• TASK INSTRUCTIONS
Give every line back verbatim, dropping all images.

• SOURCE MATERIAL
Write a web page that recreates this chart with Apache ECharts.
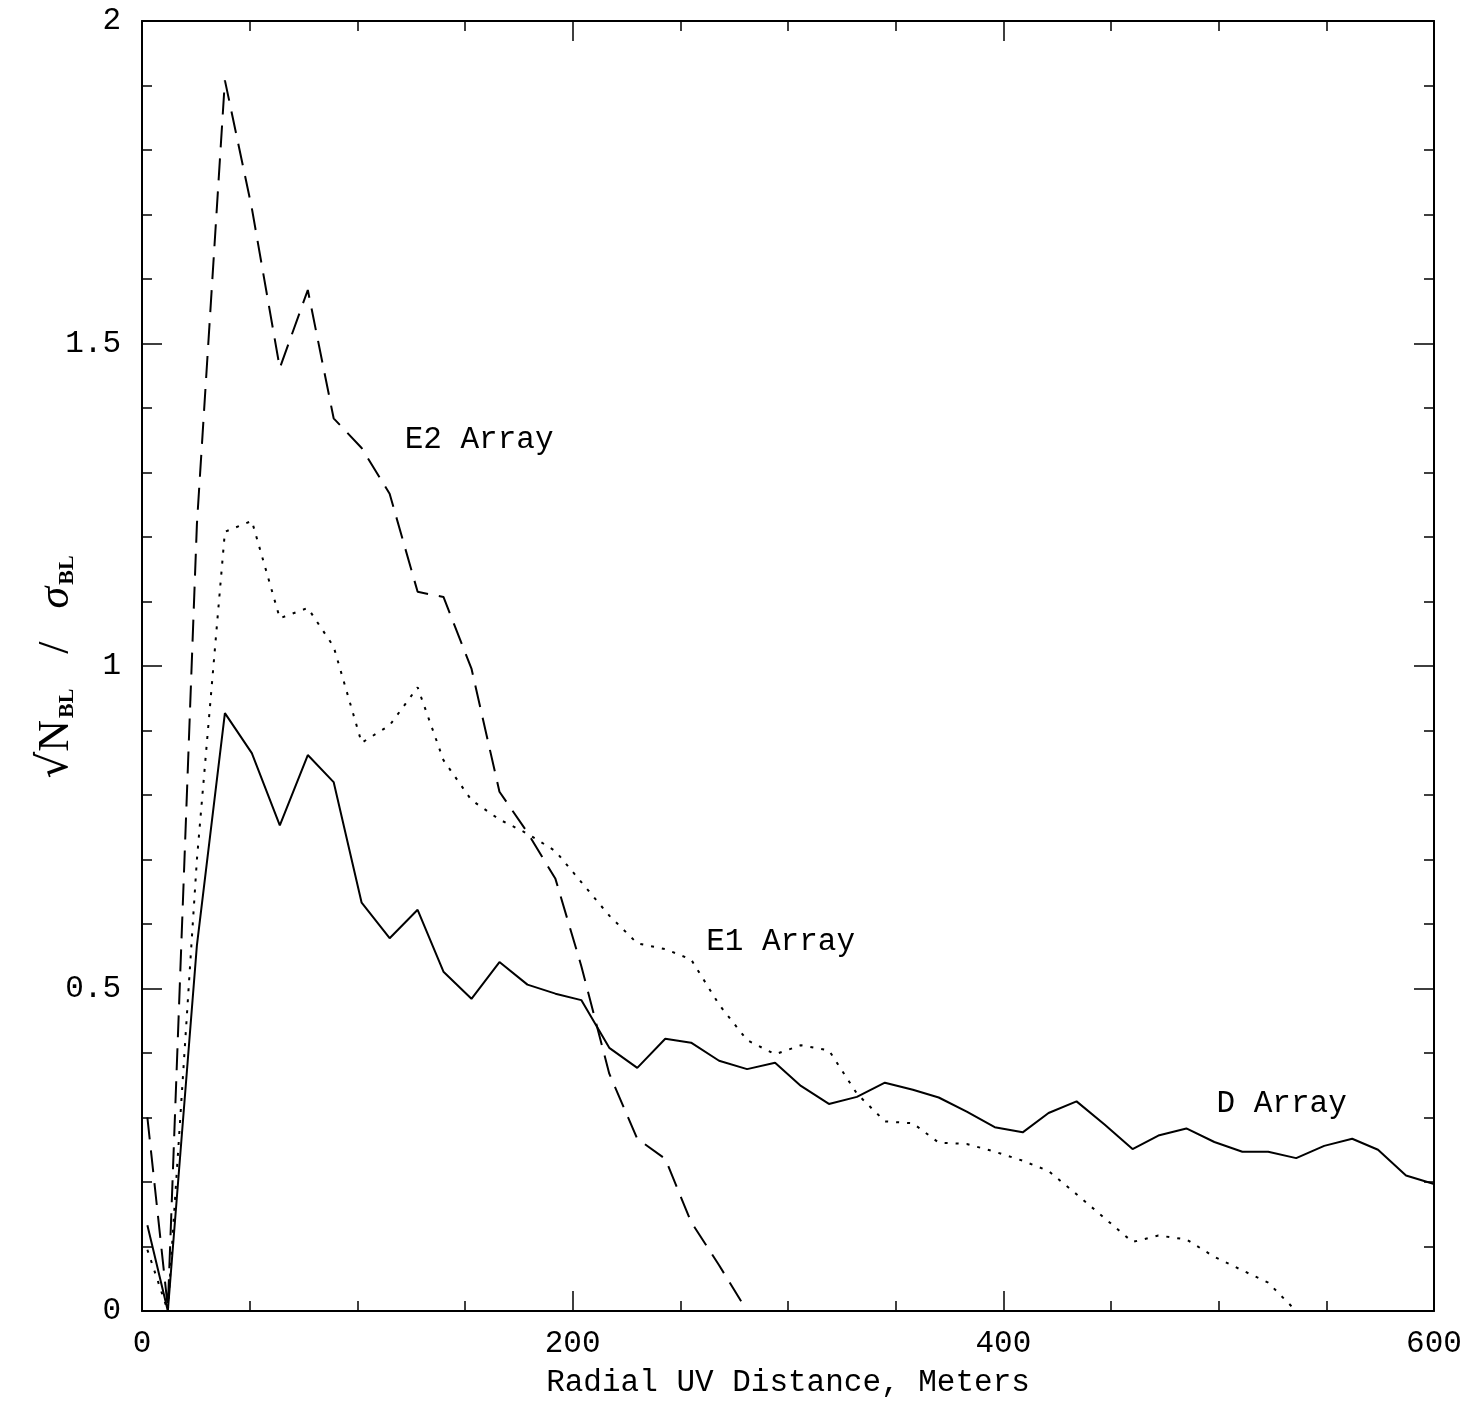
<!DOCTYPE html>
<html>
<head>
<meta charset="utf-8">
<script src="https://cdn.jsdelivr.net/npm/echarts@6/dist/echarts.min.js"></script>
<style>
  html, body { margin: 0; padding: 0; background: #fff; }
  #chart { width: 1483px; height: 1403px; }
</style>
</head>
<body>
<div id="chart"></div>
<script>
// radial uv distance (m) of each bin
const radius = [2.5, 12, 25.5, 38.5, 51, 64, 77, 89, 102, 115, 128, 140, 153, 166, 179, 192,
  204, 217, 230, 243, 255, 268, 281, 294, 306, 319, 332, 345, 358, 370, 383, 396,
  409, 421, 434, 447, 460, 472, 485, 498, 511, 523, 536, 549, 562, 574, 587, 600];

// sqrt(N_BL) / sigma_BL per array
const dArray = [0.133, 0.0, 0.567, 0.927, 0.865, 0.753, 0.862, 0.82, 0.633, 0.578, 0.622, 0.526,
  0.484, 0.541, 0.506, 0.492, 0.482, 0.408, 0.377, 0.422, 0.416, 0.388, 0.375, 0.385,
  0.349, 0.321, 0.332, 0.354, 0.343, 0.331, 0.309, 0.285, 0.277, 0.307, 0.325, 0.289,
  0.251, 0.272, 0.283, 0.262, 0.247, 0.247, 0.237, 0.256, 0.267, 0.250, 0.210, 0.197];

const e1Array = [0.095, 0.0, 0.70, 1.208, 1.225, 1.074, 1.09, 1.03, 0.881, 0.908, 0.967, 0.854,
  0.792, 0.762, 0.74, 0.713, 0.665, 0.613, 0.570, 0.561, 0.545, 0.475, 0.420, 0.398,
  0.412, 0.404, 0.337, 0.294, 0.291, 0.261, 0.259, 0.247, 0.233, 0.217, 0.181, 0.144,
  0.107, 0.117, 0.111, 0.084, 0.063, 0.044, 0.0];

const e2Array = [0.30, 0.005, 1.22, 1.908, 1.71, 1.462, 1.583, 1.384, 1.338, 1.267, 1.115, 1.107,
  0.996, 0.805, 0.742, 0.67, 0.535, 0.368, 0.267, 0.236, 0.138, 0.071, 0.0];

// curve labels, anchored at the left end of the text (data coords)
const labelNames = ["E2 Array", "E1 Array", "D Array"];
const labelX = [122, 262, 499];
const labelY = [1.35, 0.572, 0.321];

const FONT = "Liberation Mono";

const pairs = (ys) => ys.map((v, i) => [radius[i], v]);

const chart = echarts.init(document.getElementById("chart"), null, { renderer: "canvas" });

const tickCommon = {
  axisLine: { show: true, onZero: false, lineStyle: { color: "#000", width: 2 } },
  axisTick: { show: true, inside: true, length: 20, lineStyle: { color: "#000", width: 1.5 } },
  minorTick: { show: true, length: 10, lineStyle: { color: "#000", width: 1.5 } },
  splitLine: { show: false },
  minorSplitLine: { show: false }
};

const lineSeries = (name, ys, type) => ({
  name,
  type: "line",
  data: pairs(ys),
  symbol: "none",
  showSymbol: false,
  silent: true,
  lineStyle: { color: "#000", width: 2, type },
  z: 3
});

chart.setOption({
  animation: false,
  backgroundColor: "#fff",
  grid: { left: 142, right: 49, top: 21, bottom: 92, containLabel: false },
  xAxis: [
    {
      type: "value", min: 0, max: 600, interval: 200, position: "bottom",
      ...tickCommon,
      minorTick: { ...tickCommon.minorTick, splitNumber: 4 },
      axisLabel: {
        show: true, margin: 17, color: "#000", fontFamily: FONT, fontSize: 31,
        showMinLabel: true, showMaxLabel: true
      },
      name: "Radial UV Distance, Meters",
      nameLocation: "middle",
      nameGap: 56,
      nameMoveOverlap: false,
      nameTextStyle: { color: "#000", fontFamily: FONT, fontSize: 31 }
    },
    {
      type: "value", min: 0, max: 600, interval: 200, position: "top",
      ...tickCommon,
      minorTick: { ...tickCommon.minorTick, splitNumber: 4 },
      axisLabel: { show: false }
    }
  ],
  yAxis: [
    {
      type: "value", min: 0, max: 2, interval: 0.5, position: "left",
      ...tickCommon,
      minorTick: { ...tickCommon.minorTick, splitNumber: 5 },
      axisLabel: {
        show: true, margin: 21, color: "#000", fontFamily: FONT, fontSize: 31,
        showMinLabel: true, showMaxLabel: true
      },
      name: "{r|\u221A}{n|N}{s|BL}{n|   /   }{g|\u03C3}{s|BL}",
      nameLocation: "middle",
      nameGap: 64,
      nameMoveOverlap: false,
      nameRotate: 90,
      nameTextStyle: {
        color: "#000",
        rich: {
          r: { fontFamily: "DejaVu Serif", fontSize: 42, color: "#000" },
          n: { fontFamily: "Liberation Serif", fontSize: 44, color: "#000" },
          g: { fontFamily: "Liberation Serif", fontStyle: "italic", fontSize: 44, color: "#000" },
          s: { fontFamily: "Liberation Serif", fontWeight: "bold", fontSize: 22, color: "#000",
               verticalAlign: "bottom", padding: [0, 2, 0, 2] }
        }
      }
    },
    {
      type: "value", min: 0, max: 2, interval: 0.5, position: "right",
      ...tickCommon,
      minorTick: { ...tickCommon.minorTick, splitNumber: 5 },
      axisLabel: { show: false }
    }
  ],
  series: [
    lineSeries("D Array", dArray, "solid"),
    lineSeries("E1 Array", e1Array, [3, 8]),
    lineSeries("E2 Array", e2Array, [22, 11])
  ]
});

// place the curve labels at their data positions
chart.setOption({
  graphic: labelNames.map((n, i) => {
    const [px, py] = chart.convertToPixel({ gridIndex: 0 }, [labelX[i], labelY[i]]);
    return {
      type: "text",
      x: px,
      y: py,
      silent: true,
      style: {
        text: n,
        fill: "#000",
        font: "31px " + FONT,
        textAlign: "left",
        textVerticalAlign: "middle"
      }
    };
  })
});
</script>
</body>
</html>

• EXERCISE SOLUTION
Write a web page that recreates this chart with Apache ECharts.
<!DOCTYPE html>
<html>
<head>
<meta charset="utf-8">
<script src="https://cdn.jsdelivr.net/npm/echarts@6/dist/echarts.min.js"></script>
<style>
  html, body { margin: 0; padding: 0; background: #fff; }
  #chart { width: 1483px; height: 1403px; }
</style>
</head>
<body>
<div id="chart"></div>
<script>
// radial uv distance (m) of each bin
const radius = [2.5, 12, 25.5, 38.5, 51, 64, 77, 89, 102, 115, 128, 140, 153, 166, 179, 192,
  204, 217, 230, 243, 255, 268, 281, 294, 306, 319, 332, 345, 358, 370, 383, 396,
  409, 421, 434, 447, 460, 472, 485, 498, 511, 523, 536, 549, 562, 574, 587, 600];

// sqrt(N_BL) / sigma_BL per array
const dArray = [0.133, 0.0, 0.567, 0.927, 0.865, 0.753, 0.862, 0.82, 0.633, 0.578, 0.622, 0.526,
  0.484, 0.541, 0.506, 0.492, 0.482, 0.408, 0.377, 0.422, 0.416, 0.388, 0.375, 0.385,
  0.349, 0.321, 0.332, 0.354, 0.343, 0.331, 0.309, 0.285, 0.277, 0.307, 0.325, 0.289,
  0.251, 0.272, 0.283, 0.262, 0.247, 0.247, 0.237, 0.256, 0.267, 0.250, 0.210, 0.197];

const e1Array = [0.095, 0.0, 0.70, 1.208, 1.225, 1.074, 1.09, 1.03, 0.881, 0.908, 0.967, 0.854,
  0.792, 0.762, 0.74, 0.713, 0.665, 0.613, 0.570, 0.561, 0.545, 0.475, 0.420, 0.398,
  0.412, 0.404, 0.337, 0.294, 0.291, 0.261, 0.259, 0.247, 0.233, 0.217, 0.181, 0.144,
  0.107, 0.117, 0.111, 0.084, 0.063, 0.044, 0.0];

const e2Array = [0.30, 0.005, 1.22, 1.908, 1.71, 1.462, 1.583, 1.384, 1.338, 1.267, 1.115, 1.107,
  0.996, 0.805, 0.742, 0.67, 0.535, 0.368, 0.267, 0.236, 0.138, 0.071, 0.0];

// curve labels, anchored at the left end of the text (data coords)
const labelNames = ["E2 Array", "E1 Array", "D Array"];
const labelX = [122, 262, 499];
const labelY = [1.35, 0.572, 0.321];

const FONT = "Liberation Mono";

const pairs = (ys) => ys.map((v, i) => [radius[i], v]);

const chart = echarts.init(document.getElementById("chart"), null, { renderer: "canvas" });

const tickCommon = {
  axisLine: { show: true, onZero: false, lineStyle: { color: "#000", width: 2 } },
  axisTick: { show: true, inside: true, length: 20, lineStyle: { color: "#000", width: 1.5 } },
  minorTick: { show: true, length: 10, lineStyle: { color: "#000", width: 1.5 } },
  splitLine: { show: false },
  minorSplitLine: { show: false }
};

const lineSeries = (name, ys, type) => ({
  name,
  type: "line",
  data: pairs(ys),
  symbol: "none",
  showSymbol: false,
  silent: true,
  lineStyle: { color: "#000", width: 2, type },
  z: 3
});

chart.setOption({
  animation: false,
  backgroundColor: "#fff",
  grid: { left: 142, right: 49, top: 21, bottom: 92, containLabel: false },
  xAxis: [
    {
      type: "value", min: 0, max: 600, interval: 200, position: "bottom",
      ...tickCommon,
      minorTick: { ...tickCommon.minorTick, splitNumber: 4 },
      axisLabel: {
        show: true, margin: 17, color: "#000", fontFamily: FONT, fontSize: 31,
        showMinLabel: true, showMaxLabel: true
      },
      name: "Radial UV Distance, Meters",
      nameLocation: "middle",
      nameGap: 56,
      nameMoveOverlap: false,
      nameTextStyle: { color: "#000", fontFamily: FONT, fontSize: 31 }
    },
    {
      type: "value", min: 0, max: 600, interval: 200, position: "top",
      ...tickCommon,
      minorTick: { ...tickCommon.minorTick, splitNumber: 4 },
      axisLabel: { show: false }
    }
  ],
  yAxis: [
    {
      type: "value", min: 0, max: 2, interval: 0.5, position: "left",
      ...tickCommon,
      minorTick: { ...tickCommon.minorTick, splitNumber: 5 },
      axisLabel: {
        show: true, margin: 21, color: "#000", fontFamily: FONT, fontSize: 31,
        showMinLabel: true, showMaxLabel: true
      },
      name: "{r|\u221A}{n|N}{s|BL}{n|   /   }{g|\u03C3}{s|BL}",
      nameLocation: "middle",
      nameGap: 64,
      nameMoveOverlap: false,
      nameRotate: 90,
      nameTextStyle: {
        color: "#000",
        rich: {
          r: { fontFamily: "DejaVu Serif", fontSize: 42, color: "#000" },
          n: { fontFamily: "Liberation Serif", fontSize: 44, color: "#000" },
          g: { fontFamily: "Liberation Serif", fontStyle: "italic", fontSize: 44, color: "#000" },
          s: { fontFamily: "Liberation Serif", fontWeight: "bold", fontSize: 22, color: "#000",
               verticalAlign: "bottom", padding: [0, 2, 0, 2] }
        }
      }
    },
    {
      type: "value", min: 0, max: 2, interval: 0.5, position: "right",
      ...tickCommon,
      minorTick: { ...tickCommon.minorTick, splitNumber: 5 },
      axisLabel: { show: false }
    }
  ],
  series: [
    lineSeries("D Array", dArray, "solid"),
    lineSeries("E1 Array", e1Array, [3, 8]),
    lineSeries("E2 Array", e2Array, [22, 11])
  ]
});

// place the curve labels at their data positions
chart.setOption({
  graphic: labelNames.map((n, i) => {
    const [px, py] = chart.convertToPixel({ gridIndex: 0 }, [labelX[i], labelY[i]]);
    return {
      type: "text",
      x: px,
      y: py,
      silent: true,
      style: {
        text: n,
        fill: "#000",
        font: "31px " + FONT,
        textAlign: "left",
        textVerticalAlign: "middle"
      }
    };
  })
});
</script>
</body>
</html>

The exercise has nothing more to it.